+++ Source excerpt +++

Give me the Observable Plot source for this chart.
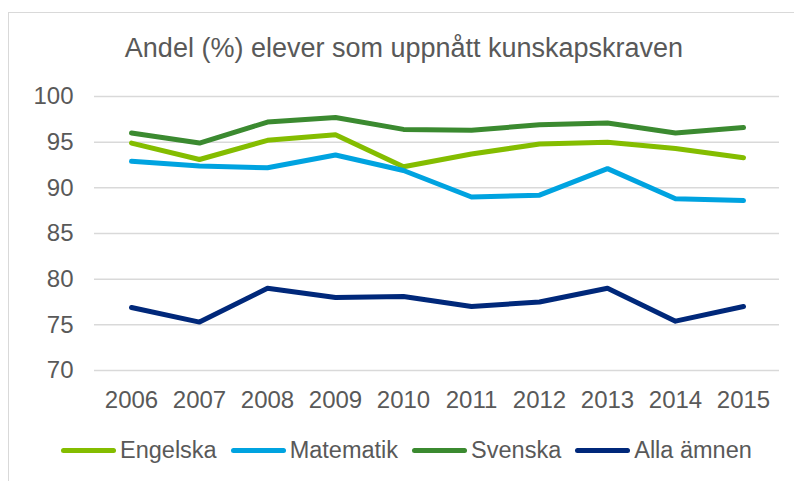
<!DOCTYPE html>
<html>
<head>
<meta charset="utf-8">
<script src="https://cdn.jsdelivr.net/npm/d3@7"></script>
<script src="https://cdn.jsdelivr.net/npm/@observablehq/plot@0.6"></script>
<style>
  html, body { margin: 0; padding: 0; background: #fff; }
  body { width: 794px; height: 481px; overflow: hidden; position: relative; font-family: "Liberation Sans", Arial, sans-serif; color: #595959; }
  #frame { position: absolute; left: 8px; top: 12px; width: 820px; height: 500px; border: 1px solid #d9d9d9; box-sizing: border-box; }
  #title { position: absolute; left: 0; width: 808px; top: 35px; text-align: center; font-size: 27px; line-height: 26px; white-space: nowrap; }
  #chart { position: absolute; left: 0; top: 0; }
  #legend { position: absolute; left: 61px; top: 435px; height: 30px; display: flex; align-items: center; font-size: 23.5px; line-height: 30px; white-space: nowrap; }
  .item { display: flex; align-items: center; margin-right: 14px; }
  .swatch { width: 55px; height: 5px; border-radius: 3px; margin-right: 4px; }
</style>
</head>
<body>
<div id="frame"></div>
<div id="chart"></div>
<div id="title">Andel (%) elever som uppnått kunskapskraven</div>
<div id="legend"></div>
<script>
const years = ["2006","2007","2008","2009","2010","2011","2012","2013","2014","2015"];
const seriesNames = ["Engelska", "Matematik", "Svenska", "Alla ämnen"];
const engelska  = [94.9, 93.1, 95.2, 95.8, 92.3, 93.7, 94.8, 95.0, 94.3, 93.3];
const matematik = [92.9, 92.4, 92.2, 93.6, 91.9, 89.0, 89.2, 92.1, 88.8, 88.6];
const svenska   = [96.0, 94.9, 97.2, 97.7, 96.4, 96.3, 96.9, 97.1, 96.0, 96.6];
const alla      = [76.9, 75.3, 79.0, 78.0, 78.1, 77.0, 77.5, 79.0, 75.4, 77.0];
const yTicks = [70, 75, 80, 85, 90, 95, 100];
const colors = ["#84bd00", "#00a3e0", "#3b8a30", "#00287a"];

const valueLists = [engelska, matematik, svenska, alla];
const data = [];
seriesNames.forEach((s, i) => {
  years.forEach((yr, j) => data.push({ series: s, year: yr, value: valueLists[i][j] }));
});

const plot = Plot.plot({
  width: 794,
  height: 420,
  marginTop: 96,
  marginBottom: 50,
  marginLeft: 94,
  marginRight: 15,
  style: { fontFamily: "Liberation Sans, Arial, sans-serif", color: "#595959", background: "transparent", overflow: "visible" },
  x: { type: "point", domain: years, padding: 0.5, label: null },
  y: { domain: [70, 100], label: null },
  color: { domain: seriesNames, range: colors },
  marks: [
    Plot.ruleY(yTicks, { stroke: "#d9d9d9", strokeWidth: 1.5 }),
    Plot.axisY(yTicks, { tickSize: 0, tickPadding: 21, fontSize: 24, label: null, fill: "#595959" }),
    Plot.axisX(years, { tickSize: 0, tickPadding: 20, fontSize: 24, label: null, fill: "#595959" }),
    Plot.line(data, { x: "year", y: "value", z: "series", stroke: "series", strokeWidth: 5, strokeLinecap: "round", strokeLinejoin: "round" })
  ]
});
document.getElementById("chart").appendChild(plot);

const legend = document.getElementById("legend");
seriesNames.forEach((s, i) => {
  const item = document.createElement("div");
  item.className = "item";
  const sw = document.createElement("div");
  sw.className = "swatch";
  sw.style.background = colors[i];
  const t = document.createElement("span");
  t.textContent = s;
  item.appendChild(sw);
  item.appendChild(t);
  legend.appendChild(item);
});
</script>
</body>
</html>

+++

▶ Problem to work on
All of the material above should be reproduced exactly, except the pictures.

▶ Written answer
Give me the Observable Plot source for this chart.
<!DOCTYPE html>
<html>
<head>
<meta charset="utf-8">
<script src="https://cdn.jsdelivr.net/npm/d3@7"></script>
<script src="https://cdn.jsdelivr.net/npm/@observablehq/plot@0.6"></script>
<style>
  html, body { margin: 0; padding: 0; background: #fff; }
  body { width: 794px; height: 481px; overflow: hidden; position: relative; font-family: "Liberation Sans", Arial, sans-serif; color: #595959; }
  #frame { position: absolute; left: 8px; top: 12px; width: 820px; height: 500px; border: 1px solid #d9d9d9; box-sizing: border-box; }
  #title { position: absolute; left: 0; width: 808px; top: 35px; text-align: center; font-size: 27px; line-height: 26px; white-space: nowrap; }
  #chart { position: absolute; left: 0; top: 0; }
  #legend { position: absolute; left: 61px; top: 435px; height: 30px; display: flex; align-items: center; font-size: 23.5px; line-height: 30px; white-space: nowrap; }
  .item { display: flex; align-items: center; margin-right: 14px; }
  .swatch { width: 55px; height: 5px; border-radius: 3px; margin-right: 4px; }
</style>
</head>
<body>
<div id="frame"></div>
<div id="chart"></div>
<div id="title">Andel (%) elever som uppnått kunskapskraven</div>
<div id="legend"></div>
<script>
const years = ["2006","2007","2008","2009","2010","2011","2012","2013","2014","2015"];
const seriesNames = ["Engelska", "Matematik", "Svenska", "Alla ämnen"];
const engelska  = [94.9, 93.1, 95.2, 95.8, 92.3, 93.7, 94.8, 95.0, 94.3, 93.3];
const matematik = [92.9, 92.4, 92.2, 93.6, 91.9, 89.0, 89.2, 92.1, 88.8, 88.6];
const svenska   = [96.0, 94.9, 97.2, 97.7, 96.4, 96.3, 96.9, 97.1, 96.0, 96.6];
const alla      = [76.9, 75.3, 79.0, 78.0, 78.1, 77.0, 77.5, 79.0, 75.4, 77.0];
const yTicks = [70, 75, 80, 85, 90, 95, 100];
const colors = ["#84bd00", "#00a3e0", "#3b8a30", "#00287a"];

const valueLists = [engelska, matematik, svenska, alla];
const data = [];
seriesNames.forEach((s, i) => {
  years.forEach((yr, j) => data.push({ series: s, year: yr, value: valueLists[i][j] }));
});

const plot = Plot.plot({
  width: 794,
  height: 420,
  marginTop: 96,
  marginBottom: 50,
  marginLeft: 94,
  marginRight: 15,
  style: { fontFamily: "Liberation Sans, Arial, sans-serif", color: "#595959", background: "transparent", overflow: "visible" },
  x: { type: "point", domain: years, padding: 0.5, label: null },
  y: { domain: [70, 100], label: null },
  color: { domain: seriesNames, range: colors },
  marks: [
    Plot.ruleY(yTicks, { stroke: "#d9d9d9", strokeWidth: 1.5 }),
    Plot.axisY(yTicks, { tickSize: 0, tickPadding: 21, fontSize: 24, label: null, fill: "#595959" }),
    Plot.axisX(years, { tickSize: 0, tickPadding: 20, fontSize: 24, label: null, fill: "#595959" }),
    Plot.line(data, { x: "year", y: "value", z: "series", stroke: "series", strokeWidth: 5, strokeLinecap: "round", strokeLinejoin: "round" })
  ]
});
document.getElementById("chart").appendChild(plot);

const legend = document.getElementById("legend");
seriesNames.forEach((s, i) => {
  const item = document.createElement("div");
  item.className = "item";
  const sw = document.createElement("div");
  sw.className = "swatch";
  sw.style.background = colors[i];
  const t = document.createElement("span");
  t.textContent = s;
  item.appendChild(sw);
  item.appendChild(t);
  legend.appendChild(item);
});
</script>
</body>
</html>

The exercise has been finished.